A dispute over bookkeeping methods has led Crisis Center North, an agency in Allegheny County that aids domestic violence victims, to sue the nonprofit that provides nearly 20% of its funding.

The lawsuit was filed Monday in federal court in Harrisburg against the Pennsylvania Coalition Against Domestic Violence, a private nonprofit in Dauphin County, and the state Department of Human Services.

In Pennsylvania, the coalition is the agency that distributes grants to providers of services for domestic violence victims on behalf of the human services department.

Crisis Center North, based in Ross, asserts the coalition has said it will not renew the agency’s funding in 2026, costing it $322,000 a year.

A lawyer for Crisis Center North said its clients are the “real victims” of an “apparent vendetta” by the coalition, a network of 59 domestic violence programs that serve nearly 90,000 people a year.

Last year, Crisis Center North officials said they served more than 2,600 domestic violence survivors and their family members in the northern and western suburbs of Allegheny County.
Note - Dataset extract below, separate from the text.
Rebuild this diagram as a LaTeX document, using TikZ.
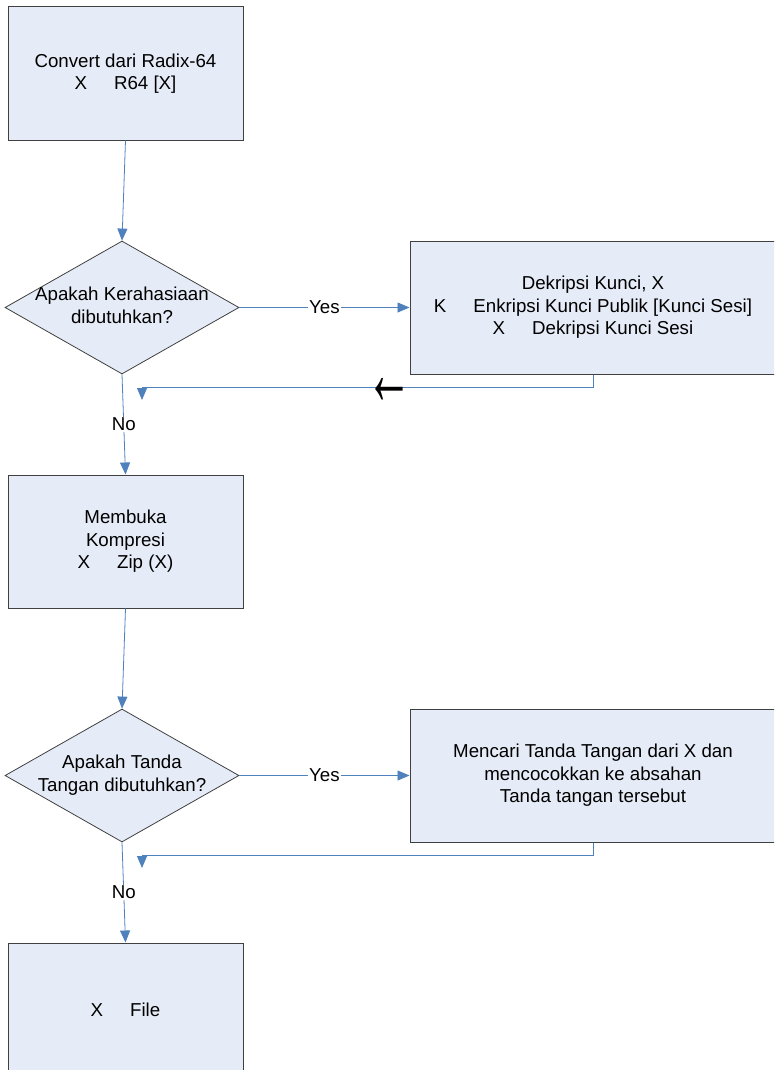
\documentclass[tikz,border=0pt]{standalone}
\usepackage{fontspec}
\setmainfont{Liberation Sans}
\usetikzlibrary{shapes.geometric,arrows.meta}
\definecolor{boxfill}{HTML}{E6ECF7}
\definecolor{boxline}{HTML}{404040}
\definecolor{flow}{HTML}{4F81BD}
\newcommand\sepgap{\hspace{27pt}}
\begin{document}
\begin{tikzpicture}[x=1pt,y=-1pt,
  every node/.style={font=\fontsize{18.7}{22.5}\selectfont},
  stepbox/.style={rectangle, draw=boxline, fill=boxfill, line width=1pt,
    minimum width=235pt, minimum height=133pt, inner sep=0pt, align=center},
  widebox/.style={stepbox, minimum width=366pt},
  choice/.style={diamond, draw=boxline, fill=boxfill, line width=0.8pt,
    minimum width=234pt, minimum height=133pt, inner sep=0pt},
  flowline/.style={draw=flow, line width=0.8pt,
    -{Triangle[width=10pt,length=12pt]}},
  tag/.style={fill=white, inner sep=1pt},
  backmark/.style={font=\fontsize{46}{46}\selectfont, inner sep=0pt}
]
\useasboundingbox (0,0) rectangle (774,1070);
\clip (0,0) rectangle (774,1070);

% process steps and decisions
\node[stepbox] (radix) at (125.5,73.5) {Convert dari Radix-64\\X\sepgap R64 [X]};
\node[choice] (secret) at (122,307.5)
  {\makebox[0pt]{\begin{tabular}{@{}c@{}}Apakah Kerahasiaan\\dibutuhkan?\end{tabular}}};
\node[widebox] (sesi) at (593,307.5)
  {Dekripsi Kunci, X\\K\sepgap Enkripsi Kunci Publik [Kunci Sesi]\\X\sepgap Dekripsi Kunci Sesi};
\node[stepbox] (unzip) at (125.5,541.5) {Membuka\\Kompresi\\X\sepgap Zip (X)};
\node[choice] (sign) at (122,775.5)
  {\makebox[0pt]{\begin{tabular}{@{}c@{}}Apakah Tanda\\Tangan dibutuhkan?\end{tabular}}};
\node[widebox] (verify) at (593,775.5)
  {Mencari Tanda Tangan dari X dan\\mencocokkan ke absahan\\Tanda tangan tersebut};
\node[stepbox] (file) at (125.5,1009.5) {X\sepgap File};

% free ends of the return lines
\coordinate (join1) at (142,400);
\coordinate (join2) at (142,868);

% connectors
\draw[flowline] (radix.south) -- (secret.north);
\draw[flowline] (secret.east) -- node[tag] {Yes} (sesi.west);
\draw[flowline] (secret.south) -- node[tag] {No} (unzip.north);
\draw[flowline] (sesi.south) -- ++(0,13) -| (join1);
\node[backmark] (back) at (389.5,391.5) {\scalebox{1}[2]{←}};
\draw[flowline] (unzip.south) -- (sign.north);
\draw[flowline] (sign.east) -- node[tag] {Yes} (verify.west);
\draw[flowline] (sign.south) -- node[tag] {No} (file.north);
\draw[flowline] (verify.south) -- ++(0,13) -| (join2);
\end{tikzpicture}
\end{document}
Since the agency opened in 1983, it said in the lawsuit, it has received consistently clean reports from outside auditors.

The center alleges, however, that in recent years, the state coalition “has made a series of demands and issued a series of threats…with no plausible justification, or with justifications which proved to be false or mistaken when investigated,” the lawsuit said.

The center alleges the coalition has never identified any programmatic or governance problems.

“Its demands, instead, have been limited only to onerous paperwork requirements which it repeatedly failed to justify and which it does not apply evenly to recipients of its grants,” the lawsuit said.

The coalition’s leadership clashed with Crisis Center North officials, according to the suit, and when the center reached out to the governor — which governor is not clear — and the Department of Human Services, the problem escalated, according to the suit.

The coalition’s “campaign of progressively increasing and increasingly costly reporting demands of CCN significantly increased after this event,” the lawsuit said.

The complaint asserts the coalition sought to impose additional bookkeeping requirements from Crisis Center North, which the organization viewed as costly, cumbersome and unnecessary — and were a pretext to retaliate against them.

According to the lawsuit, discussions over the bookkeeping requirements have been ongoing for years.

Crisis Center North claimed that cutting grant funding would not only cost it more than $640,000 over the next two years, it would damage its reputation and harm other fundraising, resulting in the agency offering fewer services.

The lawsuit includes claims for due process violations, retaliation for protected speech and breach of contract.

A spokeswoman for the Department of Human Services said she could not comment on pending litigation.

Michael Waterloo, a spokesman for the coalition, said he could not comment on active litigation or specific program issues.

In a statement, however, Waterloo said the coalition is responsible for ensuring that all organizations that receive grants are “held to the same programmatic and fiscal standards” approved by the state.

If an organization fails to adhere to those standards, the coalition may cancel their contract, he said.

“The coalition works diligently, in partnership with the Department of Human Services and all other funders, to ensure accountability of state and federal taxpayer dollars,” Waterloo said.

The lawsuit seeks both compensatory and punitive damages as well as an injunction to prohibit the defendants from wrongfully denying Crisis Center North’s grant renewal.